Jim’s recommendation was immediate. “In keeping with the other impressive surroundings,” he said, “I’d suggest a four-foot stained-glass Tiffany chandelier hung above the center of the table.”

 

“Sounds perfect,” our hosts replied. “When can we get it?”

“Well, if we order today and expedite, maybe in a few days.”

“No, we need it Saturday!”

“Hmmm, let’s see what we can do.”

Jim Risk returned to Lafayette that afternoon, called the lamp manufacturer, then that same day drove to Detroit to pick up the fixture. The chandelier was delivered to the casino the next day, hung in place, and was shimmering beautifully by Friday afternoon. I’m sure the “family” was very pleased.

Oh yeah. And that unnamed manufacturing company became a major important customer.

Thirty years later under Jim Risk’s leadership, our company had spun-off several other businesses involved in manufacturing. precision machining, building custom engineered systems, and electrical apparatus repairs. We had offices in several different states, had thousands of employees, and revenues in the hundreds of millions.
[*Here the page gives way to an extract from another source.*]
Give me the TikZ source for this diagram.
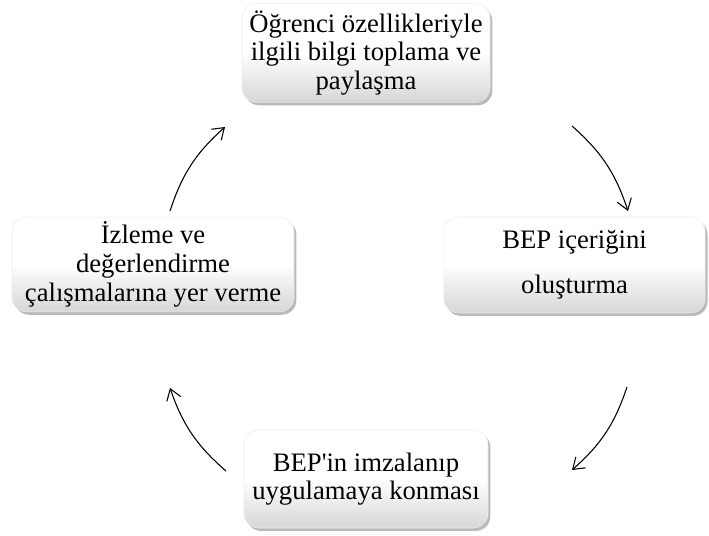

Kirby would be very proud.

3 thoughts on “Sacrificial Service

  1. Stories I hadn’t heard, Jim, but keeping with the Kirby – and Jim – Risk philosophy with which I was inducted in 1979 and have fulfilled a few of such middle-of-the-night, etc. situations,

  2. Wow! You remembered some good “sacrificial” stories I had not heard before. I especially like the barn story. Hmm…I wonder who that customer could possibly be??